# start of DATASET EXTRACT

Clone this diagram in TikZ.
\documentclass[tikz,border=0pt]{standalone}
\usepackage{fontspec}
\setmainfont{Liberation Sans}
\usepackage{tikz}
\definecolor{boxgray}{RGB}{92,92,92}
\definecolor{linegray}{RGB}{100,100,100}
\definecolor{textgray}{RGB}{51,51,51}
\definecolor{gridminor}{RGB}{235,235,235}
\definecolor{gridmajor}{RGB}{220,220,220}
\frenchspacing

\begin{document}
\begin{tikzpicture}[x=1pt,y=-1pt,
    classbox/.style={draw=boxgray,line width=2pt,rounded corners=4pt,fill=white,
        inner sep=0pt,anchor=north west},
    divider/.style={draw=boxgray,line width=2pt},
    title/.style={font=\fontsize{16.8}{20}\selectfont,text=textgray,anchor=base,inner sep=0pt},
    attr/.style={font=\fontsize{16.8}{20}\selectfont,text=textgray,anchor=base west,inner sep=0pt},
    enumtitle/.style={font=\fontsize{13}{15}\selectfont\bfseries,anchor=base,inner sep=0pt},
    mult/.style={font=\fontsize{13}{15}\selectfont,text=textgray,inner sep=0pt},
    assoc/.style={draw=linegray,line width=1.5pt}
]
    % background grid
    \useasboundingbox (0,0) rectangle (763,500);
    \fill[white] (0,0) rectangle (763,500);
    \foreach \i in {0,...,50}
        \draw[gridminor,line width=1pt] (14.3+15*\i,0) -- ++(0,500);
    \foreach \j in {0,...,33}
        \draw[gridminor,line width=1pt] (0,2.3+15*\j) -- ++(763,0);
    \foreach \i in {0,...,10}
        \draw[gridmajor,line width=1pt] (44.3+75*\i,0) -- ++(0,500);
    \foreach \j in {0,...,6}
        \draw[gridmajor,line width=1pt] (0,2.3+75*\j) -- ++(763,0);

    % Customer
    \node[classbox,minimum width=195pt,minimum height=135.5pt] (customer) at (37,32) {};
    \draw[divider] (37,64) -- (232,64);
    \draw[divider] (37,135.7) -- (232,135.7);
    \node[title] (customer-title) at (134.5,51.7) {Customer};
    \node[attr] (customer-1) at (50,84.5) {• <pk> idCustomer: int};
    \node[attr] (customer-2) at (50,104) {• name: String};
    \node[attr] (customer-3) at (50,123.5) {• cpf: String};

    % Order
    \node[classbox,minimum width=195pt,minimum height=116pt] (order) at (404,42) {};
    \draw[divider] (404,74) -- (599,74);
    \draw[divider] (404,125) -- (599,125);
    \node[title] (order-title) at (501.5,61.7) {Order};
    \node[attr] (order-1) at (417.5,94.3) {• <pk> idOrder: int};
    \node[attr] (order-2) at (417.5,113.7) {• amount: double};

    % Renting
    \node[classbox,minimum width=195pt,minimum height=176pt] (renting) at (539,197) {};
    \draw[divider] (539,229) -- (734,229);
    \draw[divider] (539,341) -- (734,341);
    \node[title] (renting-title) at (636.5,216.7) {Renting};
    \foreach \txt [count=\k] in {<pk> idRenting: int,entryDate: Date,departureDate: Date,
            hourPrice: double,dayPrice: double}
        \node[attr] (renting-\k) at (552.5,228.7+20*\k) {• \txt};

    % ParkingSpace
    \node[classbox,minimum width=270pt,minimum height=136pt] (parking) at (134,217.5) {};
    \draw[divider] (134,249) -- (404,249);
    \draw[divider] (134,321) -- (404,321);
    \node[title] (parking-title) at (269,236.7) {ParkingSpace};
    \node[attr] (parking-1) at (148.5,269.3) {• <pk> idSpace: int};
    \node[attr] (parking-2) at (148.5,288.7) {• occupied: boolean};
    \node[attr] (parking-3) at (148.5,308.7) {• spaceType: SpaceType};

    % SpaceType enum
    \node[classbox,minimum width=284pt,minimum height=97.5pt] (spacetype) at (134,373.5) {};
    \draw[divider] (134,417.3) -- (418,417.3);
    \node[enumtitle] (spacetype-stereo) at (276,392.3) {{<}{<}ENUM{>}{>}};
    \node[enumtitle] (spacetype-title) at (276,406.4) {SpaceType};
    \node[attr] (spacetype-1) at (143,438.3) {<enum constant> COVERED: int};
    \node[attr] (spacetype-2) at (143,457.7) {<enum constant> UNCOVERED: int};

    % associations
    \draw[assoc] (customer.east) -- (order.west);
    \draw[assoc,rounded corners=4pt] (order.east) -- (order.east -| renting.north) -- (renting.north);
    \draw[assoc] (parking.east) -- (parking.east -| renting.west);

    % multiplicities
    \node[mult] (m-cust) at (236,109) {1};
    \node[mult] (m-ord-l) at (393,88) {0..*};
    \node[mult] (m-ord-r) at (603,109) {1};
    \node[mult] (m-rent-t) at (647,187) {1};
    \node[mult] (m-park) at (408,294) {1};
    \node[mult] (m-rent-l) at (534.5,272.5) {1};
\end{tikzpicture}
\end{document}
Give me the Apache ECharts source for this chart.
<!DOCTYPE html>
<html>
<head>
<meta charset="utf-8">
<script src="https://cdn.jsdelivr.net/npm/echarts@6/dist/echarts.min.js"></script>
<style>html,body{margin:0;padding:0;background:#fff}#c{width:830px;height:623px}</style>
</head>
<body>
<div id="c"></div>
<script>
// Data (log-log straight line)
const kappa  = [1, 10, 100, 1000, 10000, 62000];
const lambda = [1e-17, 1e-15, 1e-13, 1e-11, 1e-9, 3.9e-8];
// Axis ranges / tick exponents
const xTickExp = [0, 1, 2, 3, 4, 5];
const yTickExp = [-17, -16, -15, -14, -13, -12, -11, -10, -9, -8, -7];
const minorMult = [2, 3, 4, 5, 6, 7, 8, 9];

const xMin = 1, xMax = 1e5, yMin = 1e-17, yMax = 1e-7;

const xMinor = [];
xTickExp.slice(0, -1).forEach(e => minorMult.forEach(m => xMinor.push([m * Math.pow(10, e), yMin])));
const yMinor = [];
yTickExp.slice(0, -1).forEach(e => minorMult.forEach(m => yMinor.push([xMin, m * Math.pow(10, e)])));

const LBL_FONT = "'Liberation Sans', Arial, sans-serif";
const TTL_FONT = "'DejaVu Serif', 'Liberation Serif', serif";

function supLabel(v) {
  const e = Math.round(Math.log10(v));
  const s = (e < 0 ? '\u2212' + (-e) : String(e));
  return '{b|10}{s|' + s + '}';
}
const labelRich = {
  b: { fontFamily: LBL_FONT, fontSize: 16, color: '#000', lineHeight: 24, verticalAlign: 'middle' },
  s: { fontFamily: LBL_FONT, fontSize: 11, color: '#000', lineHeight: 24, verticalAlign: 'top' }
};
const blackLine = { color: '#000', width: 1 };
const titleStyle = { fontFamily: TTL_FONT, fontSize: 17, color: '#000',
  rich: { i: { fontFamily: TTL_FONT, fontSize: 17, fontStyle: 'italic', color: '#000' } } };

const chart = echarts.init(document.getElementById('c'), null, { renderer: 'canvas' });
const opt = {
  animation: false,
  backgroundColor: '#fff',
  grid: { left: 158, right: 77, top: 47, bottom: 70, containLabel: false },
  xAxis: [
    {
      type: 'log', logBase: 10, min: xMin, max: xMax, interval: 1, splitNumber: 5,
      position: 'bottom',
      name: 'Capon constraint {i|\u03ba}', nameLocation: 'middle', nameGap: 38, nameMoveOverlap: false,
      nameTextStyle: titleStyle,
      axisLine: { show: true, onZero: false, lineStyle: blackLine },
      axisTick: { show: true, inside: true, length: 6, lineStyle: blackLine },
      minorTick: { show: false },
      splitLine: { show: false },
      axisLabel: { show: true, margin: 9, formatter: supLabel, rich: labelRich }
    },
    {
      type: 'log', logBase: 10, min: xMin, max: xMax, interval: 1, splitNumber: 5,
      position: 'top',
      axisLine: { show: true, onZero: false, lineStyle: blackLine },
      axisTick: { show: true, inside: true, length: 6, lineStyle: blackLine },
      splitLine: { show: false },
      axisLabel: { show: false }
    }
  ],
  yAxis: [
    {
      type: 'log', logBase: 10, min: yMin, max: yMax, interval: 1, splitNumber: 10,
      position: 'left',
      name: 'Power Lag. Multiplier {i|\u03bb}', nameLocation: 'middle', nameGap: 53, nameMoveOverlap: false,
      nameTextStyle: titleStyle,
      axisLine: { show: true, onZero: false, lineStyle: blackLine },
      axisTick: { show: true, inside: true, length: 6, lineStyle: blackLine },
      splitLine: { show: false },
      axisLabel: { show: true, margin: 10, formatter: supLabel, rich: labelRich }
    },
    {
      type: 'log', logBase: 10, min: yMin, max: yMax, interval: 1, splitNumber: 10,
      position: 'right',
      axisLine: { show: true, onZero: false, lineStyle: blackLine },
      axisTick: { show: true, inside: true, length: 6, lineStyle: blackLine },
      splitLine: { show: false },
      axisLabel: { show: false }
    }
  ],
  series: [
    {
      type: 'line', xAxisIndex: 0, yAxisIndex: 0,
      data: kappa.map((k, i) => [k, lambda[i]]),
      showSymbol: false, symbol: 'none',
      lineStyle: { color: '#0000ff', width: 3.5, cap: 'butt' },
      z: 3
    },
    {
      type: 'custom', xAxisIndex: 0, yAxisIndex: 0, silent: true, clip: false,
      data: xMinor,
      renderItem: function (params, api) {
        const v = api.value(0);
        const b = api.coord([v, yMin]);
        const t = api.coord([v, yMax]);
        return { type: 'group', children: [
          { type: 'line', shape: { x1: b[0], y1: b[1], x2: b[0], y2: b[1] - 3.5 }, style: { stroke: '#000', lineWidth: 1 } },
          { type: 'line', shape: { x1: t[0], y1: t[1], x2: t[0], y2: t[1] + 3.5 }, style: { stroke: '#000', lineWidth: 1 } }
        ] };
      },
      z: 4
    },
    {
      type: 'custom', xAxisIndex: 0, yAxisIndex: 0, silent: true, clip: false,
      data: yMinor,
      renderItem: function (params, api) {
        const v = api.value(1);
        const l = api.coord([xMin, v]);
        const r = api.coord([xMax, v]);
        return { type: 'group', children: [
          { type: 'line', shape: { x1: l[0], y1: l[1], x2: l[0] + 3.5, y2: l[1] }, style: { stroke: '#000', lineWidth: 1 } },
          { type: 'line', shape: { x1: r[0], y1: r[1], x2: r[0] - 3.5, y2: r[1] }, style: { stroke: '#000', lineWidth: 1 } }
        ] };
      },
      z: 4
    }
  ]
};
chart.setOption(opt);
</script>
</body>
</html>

# end of DATASET EXTRACT

- **EXERCISE OBJECTIVE**
From the first line of the data through the line with "(customer-3) at (50,123.5)", quote each line exactly and add nothing else.

- **CORRECT OUTPUT**
Clone this diagram in TikZ.
\documentclass[tikz,border=0pt]{standalone}
\usepackage{fontspec}
\setmainfont{Liberation Sans}
\usepackage{tikz}
\definecolor{boxgray}{RGB}{92,92,92}
\definecolor{linegray}{RGB}{100,100,100}
\definecolor{textgray}{RGB}{51,51,51}
\definecolor{gridminor}{RGB}{235,235,235}
\definecolor{gridmajor}{RGB}{220,220,220}
\frenchspacing

\begin{document}
\begin{tikzpicture}[x=1pt,y=-1pt,
    classbox/.style={draw=boxgray,line width=2pt,rounded corners=4pt,fill=white,
        inner sep=0pt,anchor=north west},
    divider/.style={draw=boxgray,line width=2pt},
    title/.style={font=\fontsize{16.8}{20}\selectfont,text=textgray,anchor=base,inner sep=0pt},
    attr/.style={font=\fontsize{16.8}{20}\selectfont,text=textgray,anchor=base west,inner sep=0pt},
    enumtitle/.style={font=\fontsize{13}{15}\selectfont\bfseries,anchor=base,inner sep=0pt},
    mult/.style={font=\fontsize{13}{15}\selectfont,text=textgray,inner sep=0pt},
    assoc/.style={draw=linegray,line width=1.5pt}
]
    % background grid
    \useasboundingbox (0,0) rectangle (763,500);
    \fill[white] (0,0) rectangle (763,500);
    \foreach \i in {0,...,50}
        \draw[gridminor,line width=1pt] (14.3+15*\i,0) -- ++(0,500);
    \foreach \j in {0,...,33}
        \draw[gridminor,line width=1pt] (0,2.3+15*\j) -- ++(763,0);
    \foreach \i in {0,...,10}
        \draw[gridmajor,line width=1pt] (44.3+75*\i,0) -- ++(0,500);
    \foreach \j in {0,...,6}
        \draw[gridmajor,line width=1pt] (0,2.3+75*\j) -- ++(763,0);

    % Customer
    \node[classbox,minimum width=195pt,minimum height=135.5pt] (customer) at (37,32) {};
    \draw[divider] (37,64) -- (232,64);
    \draw[divider] (37,135.7) -- (232,135.7);
    \node[title] (customer-title) at (134.5,51.7) {Customer};
    \node[attr] (customer-1) at (50,84.5) {• <pk> idCustomer: int};
    \node[attr] (customer-2) at (50,104) {• name: String};
    \node[attr] (customer-3) at (50,123.5) {• cpf: String};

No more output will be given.